Whitburn acknowledges there may be concerns in regards to his loan.
Election laws will allow him 180 days to collect campaign contributions after the election to pay back his loan. That would set up the scenario were Whitburn, if elected, could continue soliciting campaign contributions while seated on the City Council and have the money go directly into his own pocket.
However, Whitburn said he has not given any thought as to what he will do.
“I don’t want to preclude myself from raising money from people who support me,” Whitburn said. “On the other hand, I am very sensitive to the perception that I might have a fundraiser that would invite people to buy favor with the incoming councilman — I’m sure there is a responsible way to address that.”
Campaign cash, mainly in the form of direct mail, will likely play a role down the stretch.
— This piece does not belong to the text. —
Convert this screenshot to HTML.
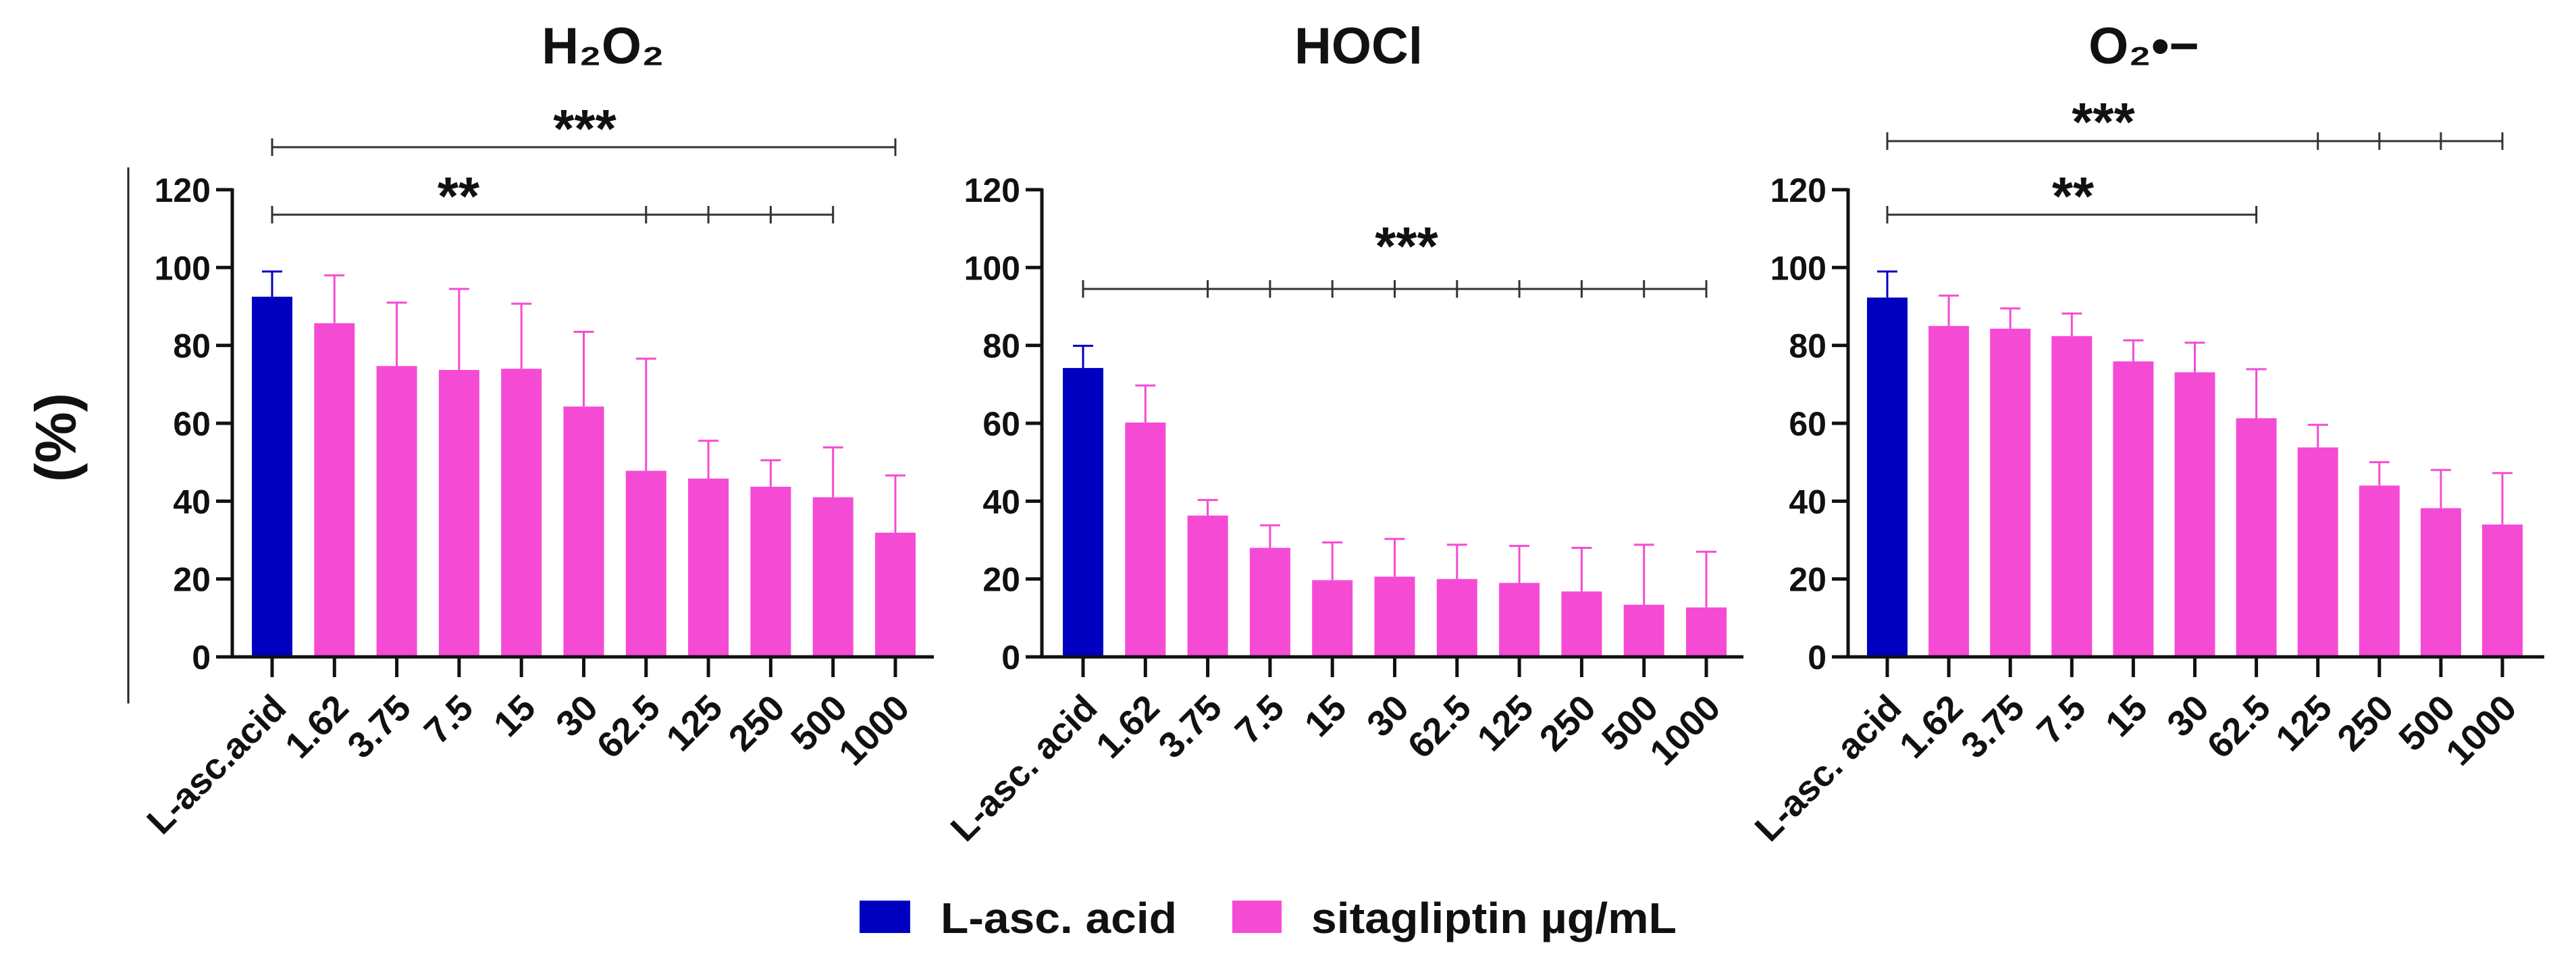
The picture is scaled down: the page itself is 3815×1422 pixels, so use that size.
<!DOCTYPE html>
<html><head><meta charset="utf-8"><style>
html,body{margin:0;padding:0;background:#fff;}
svg{display:block;font-family:"Liberation Sans","DejaVu Sans",sans-serif;font-weight:bold;}
</style></head><body>
<svg id="chart" width="3815" height="1422" viewBox="0 0 3815 1422" xmlns="http://www.w3.org/2000/svg">
<line x1="190" y1="248" x2="190" y2="1042" stroke="#222" stroke-width="3"/>
<text transform="translate(112,648) rotate(-90)" text-anchor="middle" font-size="85" fill="#111">(%)</text>
<g id="panels"></g>
<g>
<rect x="1273" y="1334" width="75" height="48" fill="#0000C0"/>
<text x="1393" y="1382" font-size="64" textLength="350" lengthAdjust="spacingAndGlyphs" fill="#111">L-asc. acid</text>
<rect x="1825" y="1334" width="73" height="48" fill="#F54BD4"/>
<text x="1942" y="1382" font-size="64" textLength="541" lengthAdjust="spacingAndGlyphs" fill="#111">sitagliptin µg/mL</text>
</g>
</svg>
<script>
const categories1 = ["L-asc.acid","1.62","3.75","7.5","15","30","62.5","125","250","500","1000"];
const categories2 = ["L-asc. acid","1.62","3.75","7.5","15","30","62.5","125","250","500","1000"];
const yTicks = [0,20,40,60,80,100,120];
const h2o2Values = [92.5,85.7,74.7,73.7,74,64.3,47.8,45.8,43.7,41,31.9];
const h2o2Errors = [99,98,91,94.5,90.7,83.5,76.6,55.5,50.5,53.8,46.6];
const hoclValues = [74.2,60.2,36.3,28,19.7,20.6,20,19,16.8,13.4,12.7];
const hoclErrors = [79.9,69.7,40.3,33.8,29.4,30.3,28.8,28.5,28,28.8,27];
const o2Values = [92.3,85,84.3,82.4,75.9,73.1,61.3,53.8,44,38.2,34];
const o2Errors = [99,92.8,89.5,88.2,81.3,80.7,73.9,59.6,50,48,47.2];

const NS = "http://www.w3.org/2000/svg";
const root = document.getElementById('panels');
function mk(tag, attrs, parent){
  const e = document.createElementNS(NS, tag);
  for (const k in attrs) e.setAttribute(k, attrs[k]);
  (parent||root).appendChild(e); return e;
}
const Y0 = 973, PXU = 5.767;
function yScale(v){ return Y0 - v*PXU; }

function drawPanel(p){
  const g = mk('g', {});
  
  
  const xs = i => p.x0 + i*p.step;
  const t = mk('text', {x:p.titleX, y:94, 'text-anchor':'middle', 'font-size':76, fill:'#111'}, g);
  
  
  t.textContent = p.title;
  p.values.forEach((v,i)=>{
    const cx = xs(i), col = i===0 ? '#0000C0' : '#F54BD4';
    const top = yScale(p.errors[i]);
    const el = mk('line', {x1:cx, x2:cx, y1:yScale(v), y2:top, stroke:col, 'stroke-width':3}, g);
    
    
    const cap = mk('line', {x1:cx-15, x2:cx+15, y1:top, y2:top, stroke:col, 'stroke-width':3}, g);
    
    
    const r = mk('rect', {x:cx-30, y:yScale(v), width:60, height:Y0-yScale(v), fill:col}, g);
    
    
  });
  mk('line', {x1:p.axisX, x2:p.axisX, y1:yScale(120)-2, y2:Y0+2, stroke:'#111', 'stroke-width':5}, g);
  const xa = mk('line', {x1:p.axisX-2, x2:p.axisEnd, y1:Y0, y2:Y0, stroke:'#111', 'stroke-width':5}, g);
  
  
  yTicks.forEach(v=>{
    mk('line', {x1:p.axisX-24, x2:p.axisX, y1:yScale(v), y2:yScale(v), stroke:'#111', 'stroke-width':5}, g);
    const tl = mk('text', {x:p.axisX-32, y:yScale(v)+18, 'text-anchor':'end', 'font-size':50, fill:'#111'}, g);
    
    
    tl.textContent = v;
  });
  p.cats.forEach((c,i)=>{
    const cx = xs(i);
    mk('line', {x1:cx, x2:cx, y1:Y0, y2:Y0+30, stroke:'#111', 'stroke-width':5}, g);
    const tl = mk('text', {transform:`translate(${cx+24},${1052}) rotate(-45)`, 'text-anchor':'end', 'font-size':54, fill:'#111'}, g);
    
    
    tl.textContent = c;
  });
  p.brackets.forEach(b=>{
    const x1 = xs(0), x2 = xs(b.end);
    const bl = mk('line', {x1:x1, x2:x2, y1:b.y, y2:b.y, stroke:'#333', 'stroke-width':3}, g);
    
    
    [0].concat(b.ticks, [b.end]).forEach(k=>{
      mk('line', {x1:xs(k), x2:xs(k), y1:b.y-13, y2:b.y+13, stroke:'#333', 'stroke-width':3}, g);
    });
    const st = mk('text', {x:b.sx, y:b.sy, 'text-anchor':'middle', 'font-size':80, fill:'#111'}, g);
    
    
    st.textContent = b.stars;
  });
}

drawPanel({name:'h2o2', title:'H₂O₂', titleX:893, x0:403, step:92.3, axisX:344, axisEnd:1383,
  cats:categories1, values:h2o2Values, errors:h2o2Errors,
  brackets:[{y:218,end:10,ticks:[],stars:'***',sx:866,sy:218},
            {y:318,end:9,ticks:[6,7,8],stars:'**',sx:679,sy:318}]});
drawPanel({name:'hocl', title:'HOCl', titleX:2012, x0:1604, step:92.3, axisX:1543, axisEnd:2582,
  cats:categories2, values:hoclValues, errors:hoclErrors,
  brackets:[{y:428,end:10,ticks:[2,3,4,5,6,7,8,9],stars:'***',sx:2083,sy:392}]});
drawPanel({name:'superoxide', title:'O₂•−', titleX:3175, x0:2795, step:91.1, axisX:2737, axisEnd:3768,
  cats:categories2, values:o2Values, errors:o2Errors,
  brackets:[{y:209,end:10,ticks:[7,8,9],stars:'***',sx:3115,sy:208},
            {y:318,end:6,ticks:[],stars:'**',sx:3070,sy:318}]});
</script>
</body></html>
But in District 3, the most compact district in the city, money is often best spent on shoe leather.
“People expect candidates to walk the district, they expect to meet the candidates,” said Jess Durfee, chairman of the San Diego County Democratic Party. “If they don’t get a door hanger, they are wondering what’s wrong.”
In the end, Hartley could play the role of spoiler, preventing either Gloria or Whitburn from breaking the 50 percent barrier that a candidate needs to win outright in the June 3 primary. If no candidate grabs 50 percent of the vote, the top two vote-getters move on to face each other in the November general election.
“Hartley is damaged to the point that he can’t make the runoff — but not so damaged that he can’t keep one of the other two from winning outright,” said Scott Maloni, a local lobbyist.